A minha conclusão resume-se em duas frases:
Mas para que é que eu ando de metro enquanto posso assistir a estes espectáculos pela módica quantia de um bilhete de autocarro!
E confirma-se a minha teoria... os adultos, parecem putos!!

2 comments:

Anonymous said...

LOOOOOOOOOOOOOOOOOOOL é a loucura! eu podia prolongar este looool por mts + megabits, mas era xato.... olha k tu p dares nomes a personagens é 1 show!!!

e bibó condutor e o sr do passe, k t animaram o dia! k parvoeira....
mas olha k o metro tem a sua piada... até s encntram 1s resquícios d simpatia e tal....

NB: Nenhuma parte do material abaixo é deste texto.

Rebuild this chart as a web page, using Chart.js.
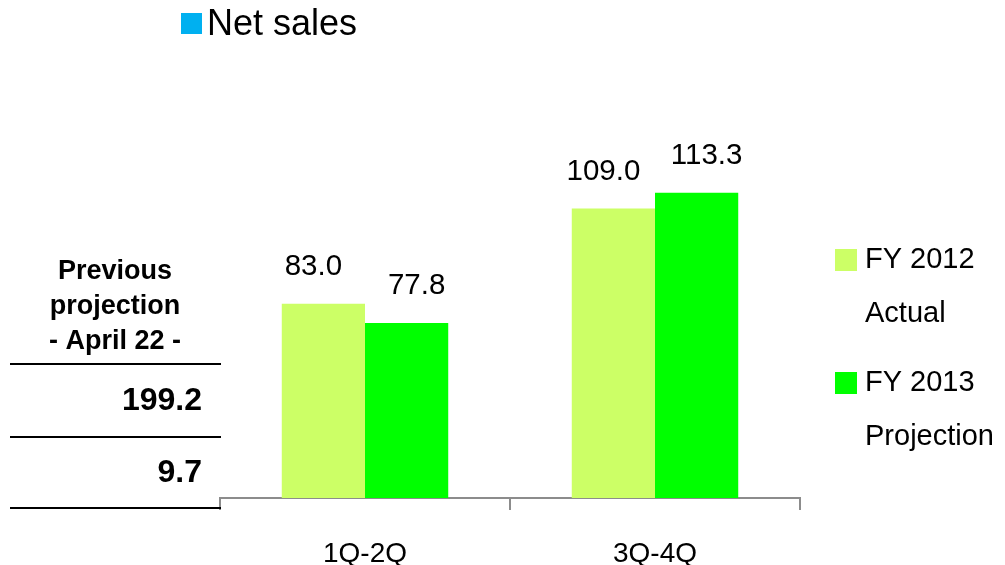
<!DOCTYPE html>
<html lang="en">
<head>
<meta charset="UTF-8">
<title>Net sales</title>
<script src="https://cdn.jsdelivr.net/npm/chart.js"></script>
<style>
    html, body {
        margin: 0;
        padding: 0;
        background: #ffffff;
    }
    .wrap {
        position: relative;
        width: 1005px;
        height: 565px;
    }
</style>
</head>
<body>
<div class="wrap">
    <canvas id="salesChart" width="1005" height="565"></canvas>
</div>
<script>
// half-year periods and net sales (billion yen)
const periods = ['1Q-2Q', '3Q-4Q'];
const fy2012Actual = [83.0, 109.0];
const fy2013Projection = [77.8, 113.3];
const seriesNames = [['FY 2012', 'Actual'], ['FY 2013', 'Projection']];
const seriesColors = ['#CCFF66', '#00FF00'];

// previous projection table on the left
const prevHeader = ['Previous', 'projection', '- April 22 -'];
const prevValues = ['199.2', '9.7'];

const FONT = '"Liberation Sans", Arial, sans-serif';

// title, legend, value labels and the side table
const decorations = {
    id: 'decorations',
    afterDatasetsDraw(chart) {
        const ctx = chart.ctx;
        ctx.save();

        // value labels above the bars, nudged outward per series
        const nudge = [-10, 10];
        ctx.fillStyle = '#000';
        ctx.font = '29.5px ' + FONT;
        ctx.textAlign = 'center';
        ctx.textBaseline = 'middle';
        chart.data.datasets.forEach((ds, i) => {
            chart.getDatasetMeta(i).data.forEach((bar, j) => {
                ctx.fillText(ds.data[j].toFixed(1), bar.x + nudge[i], bar.y - 37);
            });
        });

        // title
        ctx.fillStyle = '#00B0F0';
        ctx.fillRect(181, 13, 21, 21);
        ctx.fillStyle = '#000';
        ctx.textAlign = 'left';
        ctx.font = '36px ' + FONT;
        ctx.fillText('Net sales', 207, 25);

        // legend
        ctx.font = '29px ' + FONT;
        const legendTop = [260, 383];
        seriesNames.forEach((lines, i) => {
            const y = legendTop[i];
            ctx.fillStyle = seriesColors[i];
            ctx.fillRect(835, y - 11, 22, 22);
            ctx.fillStyle = '#000';
            ctx.fillText(lines[0], 865, y);
            ctx.fillText(lines[1], 865, y + 54);
        });

        // previous projection table
        ctx.font = 'bold 27px ' + FONT;
        ctx.textAlign = 'center';
        prevHeader.forEach((t, i) => {
            ctx.fillText(t, 115, 272 + i * 35);
        });
        ctx.strokeStyle = '#000';
        ctx.lineWidth = 2;
        [364, 437, 508].forEach(y => {
            ctx.beginPath();
            ctx.moveTo(10, y);
            ctx.lineTo(221, y);
            ctx.stroke();
        });
        ctx.font = 'bold 32px ' + FONT;
        ctx.textAlign = 'right';
        ctx.fillText(prevValues[0], 202, 401);
        ctx.fillText(prevValues[1], 202, 473);

        ctx.restore();
    }
};

new Chart(document.getElementById('salesChart'), {
    type: 'bar',
    data: {
        labels: periods,
        datasets: [{
            label: seriesNames[0].join(' '),
            data: fy2012Actual,
            backgroundColor: seriesColors[0],
            categoryPercentage: 0.574,
            barPercentage: 1.0
        }, {
            label: seriesNames[1].join(' '),
            data: fy2013Projection,
            backgroundColor: seriesColors[1],
            categoryPercentage: 0.574,
            barPercentage: 1.0
        }]
    },
    options: {
        responsive: false,
        animation: false,
        layout: {
            padding: { left: 220, right: 205, top: 95, bottom: 0 }
        },
        scales: {
            x: {
                grid: {
                    offset: true,
                    drawOnChartArea: false,
                    drawTicks: true,
                    tickLength: 12,
                    color: '#8C8C8C',
                    lineWidth: 2
                },
                border: { display: true, color: '#8C8C8C', width: 2 },
                ticks: {
                    color: '#000',
                    font: { family: FONT, size: 28 },
                    padding: 27
                },
                afterFit(scale) {
                    scale.height = 67;
                }
            },
            y: {
                display: false,
                min: 30,
                max: 140
            }
        },
        plugins: {
            legend: { display: false },
            tooltip: { enabled: false }
        }
    },
    plugins: [decorations]
});
</script>
</body>
</html>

*mt sono, pca inspiração p mais*
akele abraço @-;--

Anonymous said...

Oi Tatchi! :)
Finalmente ganhei coragem pa te escrever a tal meia dúzia de palavras que te quero dizer desde que li o teu primeiro e brilhante texto..
De génio!! começo por dizer!
Tenho imenso orgulho em dizer que tenho uma amiga que faz magia com as palavras..:) Não desistas NUNCA do teu sonho porque tens tudo aí dentro, guardado no teu coração, na tua cabeça, acredito em ti, acho que acreditamos todos...
Uma bjoka cheia de força pa ti e muita sorte!

P.s. Só quero que me mandem um grande bjinho no dia dos meus anos, ok?:P :) brigada por tudo!!